You sound a real star to commit so thoroughly at your age.

Good luck!


----------



## MattsZoo (Oct 27, 2011)

You have my vote(s)! Not long left now! Good luck you deserve it!


----------



## Malouska (Feb 10, 2010)

I hope I'm not too late? I have voted 10 times for the handsome bunny and his super owner


----------



## L-Fish0110 (Aug 17, 2011)

I also voted  good luck <3


----------



## Emma Lassey (Mar 16, 2011)

Thank you so so much!  No you're not too late, got until tomorrow at midnight!


----------



## Emma Lassey (Mar 16, 2011)

voting ends at midnight!! PLEASE VOTE FOR MISCHIEF!  Thank you to everyone who already has, we really appreciate it! xx


----------



## Emma Lassey (Mar 16, 2011)

Last chance to vote! :flrt:


----------



## MattsZoo (Oct 27, 2011)

When will you know if you've won! I'm excited for you  Good Luck!


----------



## MattsZoo (Oct 27, 2011)

Has the winner been announced yet?? :gasp:


----------



## Emma Lassey (Mar 16, 2011)

I'm in the top 3!!!! Thank you so much for voting everyone! I had to send off a health certificate and when they have received them from the top 3, they'll announce who's won.


----------



## MattsZoo (Oct 27, 2011)

Emma Lassey said:


> I'm in the top 3!!!! Had to send off a health certificate and when they have received them from the top 3, they'll announce who's won.

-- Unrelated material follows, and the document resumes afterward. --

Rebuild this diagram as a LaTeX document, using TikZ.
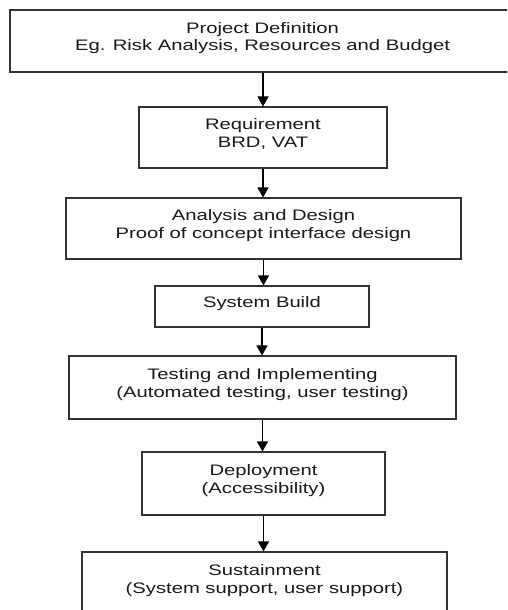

That's great news! Fingers crossed!  :no1:


----------



## Shell195 (May 31, 2007)

Fingers crossed, you deserve to win with your lovely bunny:no1:


----------



## feorag (Jul 31, 2007)

That's great news!! Fingers crossed for you!


----------



## Rach1 (May 18, 2010)

That's fabulous news! All the best! Here's hoping!
Keep us informed!


----------



## vonnie (Aug 20, 2007)

Well done ! You must be sooooooooooooo impatient to know now :lol2:


----------



## Postcard (Aug 29, 2010)

Hope you get the prize :2thumb:


----------



## Cleo27 (Jan 9, 2010)

also voted 5 times hehe, hope you win.. mischeif is beeeeautiful xx


----------



## Emma Lassey (Mar 16, 2011)

Thank you so so much to everyone who voted! Mischief came 2nd and we have won a years supply of burgess excel food, hay and treats!  I would have loved to win as it would have helped us so much but I'm not complaining I'm thrilled to have got this far, thank you! xx


----------



## feorag (Jul 31, 2007)

That's really an excellent result - you may not have won, but 2nd is still a mighty achievement! :2thumb:


----------



## Postcard (Aug 29, 2010)

Emma Lassey said:


> Thank you so so much to everyone who voted! Mischief came 2nd and we have won a years supply of burgess excel food, hay and treats!  I would have loved to win as it would have helped us so much but I'm not complaining I'm thrilled to have got this far, thank you! xx


Oh well done you, you should be so proud of yourself :no1:


----------



## MattsZoo (Oct 27, 2011)

Emma Lassey said:


> Thank you so so much to everyone who voted! Mischief came 2nd and we have won a years supply of burgess excel food, hay and treats!  I would have loved to win as it would have helped us so much but I'm not complaining I'm thrilled to have got this far, thank you! xx


That's amazing! Well done  I bet Mischief is happy with all the food too! :mf_dribble:

Edit: Out of interest, who was the winner?


----------



## Hammyhogbun (May 19, 2011)

Oh what a shame you didnt win after you spent so much time asking everywhere to vote for you.


----------